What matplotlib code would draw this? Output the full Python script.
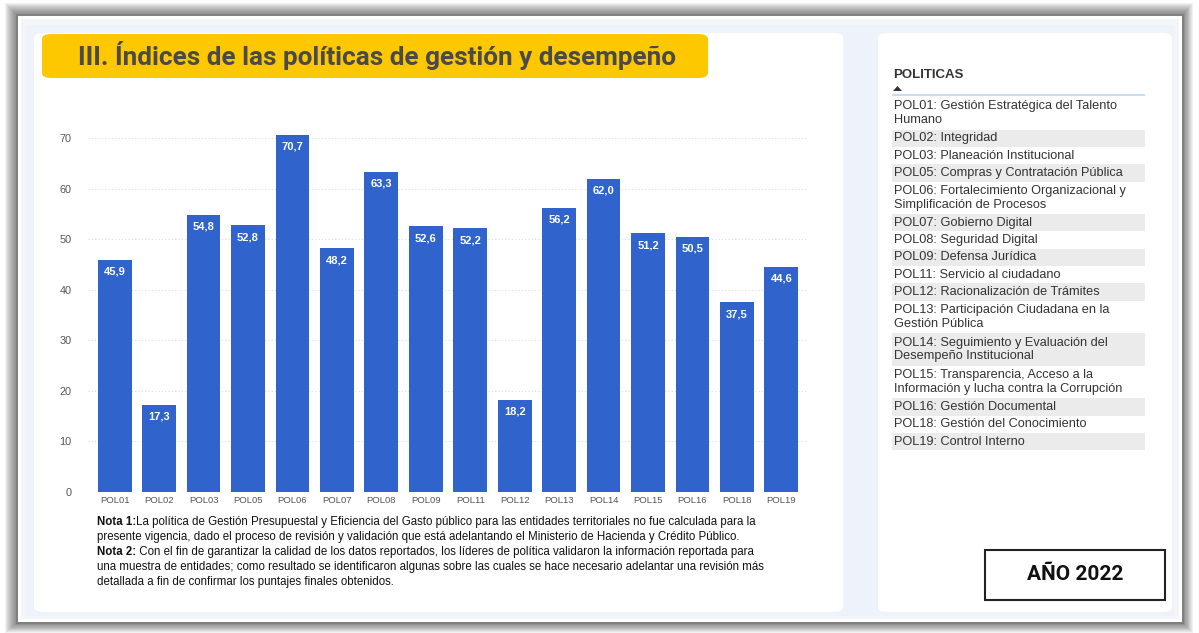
import matplotlib.pyplot as plt
from matplotlib.patches import Rectangle, FancyBboxPatch, Polygon

plt.rcParams['font.family'] = ['Liberation Sans', 'DejaVu Sans']

# Policy codes and their index values
codes = ['POL01', 'POL02', 'POL03', 'POL05', 'POL06', 'POL07', 'POL08', 'POL09',
         'POL11', 'POL12', 'POL13', 'POL14', 'POL15', 'POL16', 'POL18', 'POL19']
values = [45.9, 17.3, 54.8, 52.8, 70.7, 48.2, 63.3, 52.6,
          52.2, 18.2, 56.2, 62.0, 51.2, 50.5, 37.5, 44.6]

# Legend entries for the policy list
policy_names = [
    'POL01: Gestión Estratégica del Talento\nHumano',
    'POL02: Integridad',
    'POL03: Planeación Institucional',
    'POL05: Compras y Contratación Pública',
    'POL06: Fortalecimiento Organizacional y\nSimplificación de Procesos',
    'POL07: Gobierno Digital',
    'POL08: Seguridad Digital',
    'POL09: Defensa Jurídica',
    'POL11: Servicio al ciudadano',
    'POL12: Racionalización de Trámites',
    'POL13: Participación Ciudadana en la\nGestión Pública',
    'POL14: Seguimiento y Evaluación del\nDesempeño Institucional',
    'POL15: Transparencia, Acceso a la\nInformación y lucha contra la Corrupción',
    'POL16: Gestión Documental',
    'POL18: Gestión del Conocimiento',
    'POL19: Control Interno',
]

yticks = [0, 10, 20, 30, 40, 50, 60, 70]

title = 'III. Índices de las políticas de gestión y desempeño'
notes = [
    ('Nota 1:', 'La política de Gestión Presupuestal y Eficiencia del Gasto público para las entidades territoriales no fue calculada para la\n'
                'presente vigencia, dado el proceso de revisión y validación que está adelantando el Ministerio de Hacienda y Crédito Público.'),
    ('Nota 2:', ' Con el fin de garantizar la calidad de los datos reportados, los líderes de política validaron la información reportada para\n'
                'una muestra de entidades; como resultado se identificaron algunas sobre las cuales se hace necesario adelantar una revisión más\n'
                'detallada a fin de confirmar los puntajes finales obtenidos.'),
]

W, H = 1199, 633
fig = plt.figure(figsize=(W / 100, H / 100), dpi=100)
fig.patch.set_facecolor('white')


def fx(x):
    return x / W


def fy(y):
    return 1 - y / H


def box(x0, y0, x1, y1, **kw):
    kw.setdefault('zorder', -5)
    fig.patches.append(Rectangle((fx(x0), fy(y1)), fx(x1 - x0), (y1 - y0) / H,
                                 transform=fig.transFigure, **kw))


def rbox(x0, y0, x1, y1, color):
    fig.patches.append(FancyBboxPatch((fx(x0), fy(y1)), fx(x1 - x0), (y1 - y0) / H,
                                      boxstyle='round,pad=0,rounding_size=0.008',
                                      transform=fig.transFigure, zorder=-4,
                                      facecolor=color, edgecolor='none'))


# blurred drop shadow around the frame
for k in range(12, 0, -1):
    box(17 - k, 15 - k, 1183 + k * 0.8, 623 + k * 0.8, facecolor='#444444', alpha=0.07,
        edgecolor='none', zorder=-9)
box(16, 14, 1184, 624, facecolor='#808080', edgecolor='none', zorder=-8)
box(18, 16, 1182, 622, facecolor='white', edgecolor='none', zorder=-7)
box(21, 19, 1179, 619, facecolor='#f4f5f9', edgecolor='none', zorder=-7)
box(26, 25, 1174, 616, facecolor='#eef2fa', edgecolor='none', zorder=-6)

# white cards
rbox(34, 33, 843, 612, 'white')
rbox(878, 33, 1172, 612, 'white')

# title banner
fig.patches.append(FancyBboxPatch((fx(42), fy(78)), fx(708 - 42), (78 - 34) / H,
                                  boxstyle='round,pad=0,rounding_size=0.008',
                                  transform=fig.transFigure, zorder=-3,
                                  facecolor='#fdc800', edgecolor='none'))
fig.text(fx(377), fy(56), title, ha='center', va='center', fontsize=18.8,
         fontweight='bold', color='#4a4a4a', family=['Roboto', 'DejaVu Sans'],
         fontstretch='condensed')

# bar chart
ax = fig.add_axes([fx(88), fy(492), fx(808 - 88), (492 - 128) / H])
x = list(range(len(codes)))
ax.bar(x, values, width=0.76, color='#3063cb', zorder=2)
ax.set_xlim(-0.6, len(codes) - 0.4)
ax.set_ylim(0, 72)
ax.set_yticks(yticks)
ax.set_xticks(x)
ax.set_xticklabels(codes, fontsize=6.8, color='#555555')
ax.tick_params(axis='y', labelsize=7.8, colors='#555555', length=0, pad=12)
ax.tick_params(axis='x', length=0, pad=3)
ax.grid(axis='y', color='#dcdcdc', linestyle=(0, (1, 2)), linewidth=0.8, zorder=0)
for s in ax.spines.values():
    s.set_visible(False)
ax.set_facecolor('none')

for xi, v in zip(x, values):
    ax.annotate(f'{v:.1f}'.replace('.', ','), (xi, v), xytext=(0, -5),
                textcoords='offset points', ha='center', va='top',
                color='white', fontsize=8, fontweight='bold')

# notes under the chart
fs_note = 8.3
ny = 522
for head, body in notes:
    t = fig.text(fx(97), fy(ny), head, fontsize=fs_note, fontweight='bold',
                 va='center', color='#111111')
    fig.canvas.draw()
    bb = t.get_window_extent()
    lines = body.split('\n')
    fig.text(bb.x1 / W, fy(ny), lines[0], fontsize=fs_note, va='center', color='#111111')
    for ln in lines[1:]:
        ny += 15
        fig.text(fx(97), fy(ny), ln, fontsize=fs_note, va='center', color='#111111')
    ny += 15

# policy list
fig.text(fx(893), fy(75), 'POLITICAS', fontsize=9.5, fontweight='bold', color='#333333',
         va='center')
fig.patches.append(Polygon([(fx(893), fy(91)), (fx(902), fy(91)), (fx(897.5), fy(86))],
                           closed=True, transform=fig.transFigure, zorder=-3,
                           facecolor='#333333', edgecolor='none'))
box(892, 94, 1145, 96, facecolor='#c9dcf3', edgecolor='none', zorder=-3)

row_y = 97
line_h = 15.3
for i, name in enumerate(policy_names):
    n = name.count('\n') + 1
    h = line_h * n + 2
    if i % 2 == 1:
        box(892, row_y, 1145, row_y + h, facecolor='#ebebeb', edgecolor='none', zorder=-3)
    fig.text(fx(894), fy(row_y + h / 2), name, fontsize=9.2, color='#333333',
             va='center', linespacing=1.18)
    row_y += h

# year tag
box(985, 550, 1165, 600, facecolor='white', edgecolor='#222222', linewidth=1.5, zorder=-2)
fig.text(fx(1075), fy(575), 'AÑO 2022', ha='center', va='center', fontsize=15,
         fontweight='bold', color='#111111', family=['Roboto', 'DejaVu Sans'],
         fontstretch='condensed')

fig.savefig('out.png', dpi=100)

□ □ □

- Challenge
Select all lines in the listing that include the word "matplotlib".

- Final answer
What matplotlib code would draw this? Output the full Python script.
import matplotlib.pyplot as plt
from matplotlib.patches import Rectangle, FancyBboxPatch, Polygon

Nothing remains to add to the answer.